MTPR

Infrastructure Project Funding Clears First Legislative Hurdle

Feb 9, 2017
Originally published on February 9, 2017 2:57 pm

Funding to fix ailing public works projects cleared the first legislative hurdle in the joint appropriations subcommittee on Long Range Planning.

The panel voted to approve House Bills 5, 6, 7, 8, 9, 11 and 14 with only minor changes.


This package of 7 bills includes a mix of grants, loans, bonding, and the approval from legislators for the Montana University System to spend privately raised money for its projects.

The only bill that was briefly discussed was a proposal that has become controversial in recent sessions. House Bill 14 has been dubbed “the bonding bill.”

This session, it’s a nearly $300 million public works package backed by the Bullock Administration. The bill includes money for renovation of Romney Hall at Montana State University, The Montana Heritage Center, and a bridge loan to be able to start construction of the southwest Montana Veterans Home.  All three projects have failed in past sessions over disputes over whether the state should pay for these projects and if the answer is “yes” whether to use cash or bonds.

“Mr. Chairman, I’m going to oppose House Bill 14,” said Senator Cary Smith, R-Billings. “It’s not because I’m opposed to any of the projects. It’s not because I’m opposed to bonding in there.”

Smith said he doesn’t like how the Bullock Administration constructed House Bill 14 to include, for example, the Quality Schools Program which previously had been separate and had support among lawmakers.

“By sweeping those funds and putting them in a bill that’s going to require the bonding it puts those projects in jeopardy,” Smith said. “And I kinda hate to see that happen. I think it causes more problems than it solves and that’s the reason I’m going to oppose this bill.”

The Republican from Billings was the only member of the subcommittee to speak against House Bill 14.

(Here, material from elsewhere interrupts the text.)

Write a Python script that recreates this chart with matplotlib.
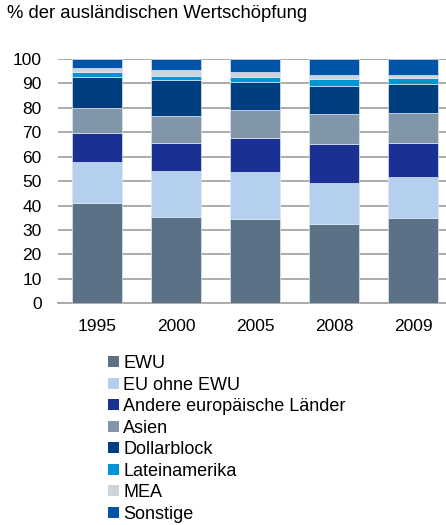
import numpy as np
import matplotlib.pyplot as plt
from matplotlib.patches import Patch

plt.rcParams['font.family'] = ['Liberation Sans', 'DejaVu Sans']

# reading values off the reference chart (shares in %)
years = ["1995", "2000", "2005", "2008", "2009"]
series = ["EWU", "EU ohne EWU", "Andere europäische Länder", "Asien",
          "Dollarblock", "Lateinamerika", "MEA", "Sonstige"]

ewu = [40.9, 35.5, 34.5, 32.5, 35.1]
eu_ohne_ewu = [16.8, 18.8, 19.1, 16.9, 16.7]
andere_europa = [11.9, 11.5, 14.1, 15.7, 14.0]
asien = [10.5, 10.7, 11.6, 12.4, 12.1]
dollarblock = [12.7, 14.8, 11.4, 11.6, 12.0]
lateinamerika = [1.7, 1.9, 2.1, 2.6, 2.3]
mea = [1.8, 2.3, 1.9, 1.6, 1.4]
sonstige = [3.7, 4.5, 5.3, 6.7, 6.4]

colors = ["#5b7186", "#b4d0ee", "#1b3093", "#8296aa",
          "#003f7f", "#0096d6", "#ccd5dd", "#0055a9"]

values = [ewu, eu_ohne_ewu, andere_europa, asien,
          dollarblock, lateinamerika, mea, sonstige]

fig = plt.figure(figsize=(4.46, 5.25), dpi=100)
ax = fig.add_axes([57.7 / 446, 1 - 303.3 / 525, (446 - 57.7) / 446, (303.3 - 59) / 525])

x = np.arange(len(years))
bottom = np.zeros(len(years))
for vals, col in zip(values, colors):
    ax.bar(x, vals, bottom=bottom, width=0.63, color=col,
           edgecolor="#dde6ef", linewidth=0.5, zorder=3)
    bottom += np.array(vals)

ax.set_ylim(0, 100)
ax.set_xlim(-0.50, -0.50 + (446 - 57.7) / 79)
ax.set_yticks(np.arange(0, 101, 10))
ax.set_xticks(x)
ax.set_xticklabels(years)
ax.yaxis.grid(True, color="#a6a6a6", linewidth=1.3, zorder=0)
ax.set_axisbelow(True)
for s in ["top", "right", "left"]:
    ax.spines[s].set_visible(False)
ax.spines["bottom"].set_color("#a6a6a6")
ax.spines["bottom"].set_linewidth(1.3)
ax.tick_params(axis="y", length=0, labelsize=12.5, pad=11.5)
ax.tick_params(axis="x", length=0, labelsize=12.5, pad=11)

fig.text(7 / 446, 1 - 14 / 525, "% der ausländischen Wertschöpfung",
         fontsize=13.3, va="center", ha="left")

handles = [Patch(facecolor=c, edgecolor="none") for c in colors]
fig.legend(handles, series, loc="upper left", bbox_to_anchor=(108 / 446, 1 - 355 / 525),
           frameon=False, fontsize=13, handlelength=0.6, handleheight=0.55,
           handletextpad=0.25, labelspacing=0.25, borderaxespad=0, borderpad=0)

fig.savefig("out.png", dpi=100)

Senator Jon Sesso was the only subcommittee member speak in favor of the bill. He defended how the measure was crafted, “It points to the need for our state to make a conscientious and significant investment in infrastructure.”

The Democrat from Butte said in the past these public works bills failed because some lawmakers didn’t want to burden future generations with debt because bonds were issued to pay for projects.

“These are critical projects to our state and the citizens of our state and by lumping them together, and although there is some consternation in doing that, by lumping them together we keep the infrastructure package as a package, as a package we can be proud of.”

House Bill 14 passed on a 5-to-1 vote, with Smith the lone “no” vote. The bill now moves to the House Appropriations Committee.

After the votes, Governor Steve Bullock issued a written statement that said he was pleased the bill is one step closer to his desk.